Storage Conditions to Avoid
Avoiding just five storage conditions will make a huge difference in the shelf life of your tea. These factors are light, heat, moisture, odor and air.
Light and UV rays degrade your tea very quickly. Avoid buying tea from vendors who store their clear tea in glass or plastic containers and avoid storing your tea in anything clear unless you plan on keeping it in a dark cabinet.
Heat also degrades your tea. Avoid placing it in the sun (see also: Light) or near heat sources, like a stoves and ovens.
Moisture causes problems, too. Tea is shelf stable because it is dry. Unfortunately, it absorbs water from the air very easily. Until it's ready to brew, keep it away from boiling water (see also: Heat). You'll also benefit by avoiding other humid areas, like above a dishwasher vent or in a refrigerator. Obviously, you won't want to expose your tea to liquid moisture either unless, of course, you're brewing it.
(Note: Storing tea in the fridge is an incredibly common mistake. The only teas that should be stored in a fridge are tightly sealed canisters of Japanese green teas, and those should be consumed very shortly after they are opened.)
Odor is something that tea absorbs very easily. This tea trait allows for the creation of amazing scented teas, such as Jasmine Pearls. It also means that storing your tea near a spice cabinet, trashcan or other source of odor is a no-no.
Air exposure increases the chances that your tea will absorb moisture and odors. Avoid leaving tea out, sealing it with excess air in the packaging or storing it in porous packaging materials, like paper bags.
How to Store Tea Properly
Avoiding the five 'tea killers' above means you'll have to consider the location, packaging material and packaging mechanism you're using to store your tea. Here are the best practices for each:
- Store far away from anything with a strong odor.
- Store in a dark cabinet or completely opaque container.
- Keep delicate teas separate from strongly scented teas.
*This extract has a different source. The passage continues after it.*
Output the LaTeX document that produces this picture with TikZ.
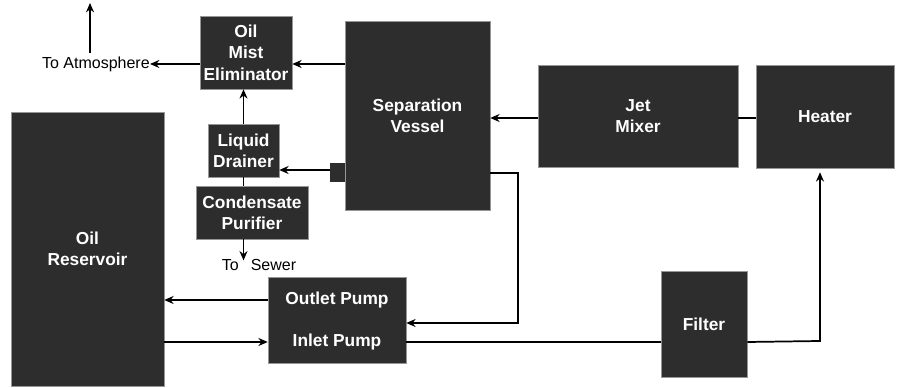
\documentclass[tikz,border=0pt]{standalone}
\usepackage{fontspec}
\setmainfont{Liberation Sans}
\usetikzlibrary{arrows.meta}

\definecolor{boxgray}{RGB}{45,45,45}
\definecolor{edgegray}{RGB}{150,150,150}

\tikzset{
	unit/.style={draw=edgegray, line width=0.4pt, fill=boxgray, text=white, inner sep=0pt,
		font=\bfseries\fontsize{13}{16}\selectfont, align=center},
	flow/.style={line width=1.3pt, -{Stealth[length=7pt,width=6pt]}},
	pipe/.style={line width=1.3pt},
	tag/.style={font=\fontsize{12}{14}\selectfont, inner sep=0pt}
}

\begin{document}
\begin{tikzpicture}[x=0.75pt, y=-0.75pt]
	\useasboundingbox[fill=white] (0,0) rectangle (900,388);

	% units
	\node[unit, minimum width=92*0.75pt, minimum height=73*0.75pt] (mist) at (246, 52.5) {Oil\\Mist\\Eliminator};
	\node[unit, minimum width=145*0.75pt, minimum height=189*0.75pt] (vessel) at (417.5, 115.5) {Separation\\Vessel};
	\node[unit, draw=none, minimum width=15*0.75pt, minimum height=19*0.75pt] (tab) at (337.5, 172.5) {};
	\node[unit, minimum width=71*0.75pt, minimum height=53*0.75pt] (drainer) at (243.5, 150.5) {Liquid\\Drainer};
	\node[unit, minimum width=112*0.75pt, minimum height=53*0.75pt] (purifier) at (252, 212.5) {Condensate\\Purifier};
	\node[unit, minimum width=153*0.75pt, minimum height=274*0.75pt] (reservoir) at (87.5, 249) {Oil\\Reservoir};
	\node[unit, minimum width=138*0.75pt, minimum height=86*0.75pt] (pump) at (337, 320) {};
	\node[unit, draw=none, fill=none] (outlet) at (337, 300) {Outlet Pump};
	\node[unit, draw=none, fill=none] (inlet) at (337, 342) {Inlet Pump};
	\node[unit, minimum width=200*0.75pt, minimum height=102*0.75pt] (mixer) at (638, 116) {Jet\\Mixer};
	\node[unit, minimum width=138*0.75pt, minimum height=103*0.75pt] (heater) at (825, 116.5) {Heater};
	\node[unit, minimum width=86*0.75pt, minimum height=106*0.75pt] (filter) at (704, 324) {Filter};

	% free ends
	\node[tag, anchor=east] (atm) at (150, 64) {To Atmosphere};
	\node[tag] (sewer) at (259, 265) {To\hspace{0.75em}Sewer};
	\coordinate (sky) at (90, 3);
	\coordinate (vent) at (90, 53);
	\coordinate (ret1) at (518, 173);
	\coordinate (ret2) at (518, 323);
	\coordinate (rise) at (820, 341);

	% connectors
	\draw[flow] (vent) -- (sky);
	\draw[flow] (mist.west |- atm) -- (atm.east);
	\draw[flow] (vessel.west |- atm) -- (mist.east |- atm);
	\draw[flow] (drainer.north) -- (mist.south -| drainer.north);
	\draw[flow] (tab.west |- 0,170) -- (drainer.east |- 0,170);
	\draw[pipe] (drainer.south) -- (purifier.north -| drainer.south);
	\draw[flow] (purifier.south -| drainer.south) -- ([yshift=-1pt]sewer.north -| drainer.south);
	\draw[flow] (mixer.west |- 0,118) -- (vessel.east |- 0,118);
	\draw[pipe] (heater.west |- 0,118) -- (mixer.east |- 0,118);
	\draw[flow] (vessel.east |- ret1) -- (ret1) -- (ret2) -- (pump.east |- ret2);
	\draw[flow] (pump.west |- outlet) -- (reservoir.east |- outlet);
	\draw[flow] (reservoir.east |- inlet) -- (pump.west |- inlet);
	\draw[pipe] (pump.east |- inlet) -- (filter.west |- inlet);
	\draw[flow, shorten >=3pt] (filter.east |- inlet) -- (rise) -- (rise |- heater.south);
\end{tikzpicture}
\end{document}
- Avoid storing tea in humid areas of your kitchen and house.
Tea Storage Materials
- Use opaque packaging if possible.
- Be sure your packaging is food safe. (For example, don't use a pencil case to hold tea.)
- Glazed ceramics, non-reactive metals and opaque, non-leaching plastics all make great packaging materials.
- Wood packaging may be a workable option, but be aware that many wood containers have odors that can influence the tea's taste.
- The bags that suppliers sell tea in vary widely in terms of quality. For long-term storage, make sure your bags are multi-ply with an inner layer of foil or glassine (a substance similar to wax paper). This avoids contamination by water, air or grease.
Tea Storage Mechanisms
A tight seal is key. If the mechanism can hold water, it can protect tea. Good options include:
- Double lids (these are common with metal tea canisters)
- Odor-free silicone seals (also common with metal canisters)
- Multi-ply bags with resealable plastic 'zippers'
- If your vendor doesn't use adequate packaging for your tea, resist the urge to continue storing it poorly. Invest in quality packaging and your tea will thank you.
- Buy fresh tea in small quantities. If you live in an area where good tea is hard to find, ask your favorite vendors if they offer shipping.
- Only open what you can drink in the next few months. Unless they are well-stored aged pu-erhs or aged oolongs, don't hold onto teas for years. Instead, drink them when they are at their freshest and best.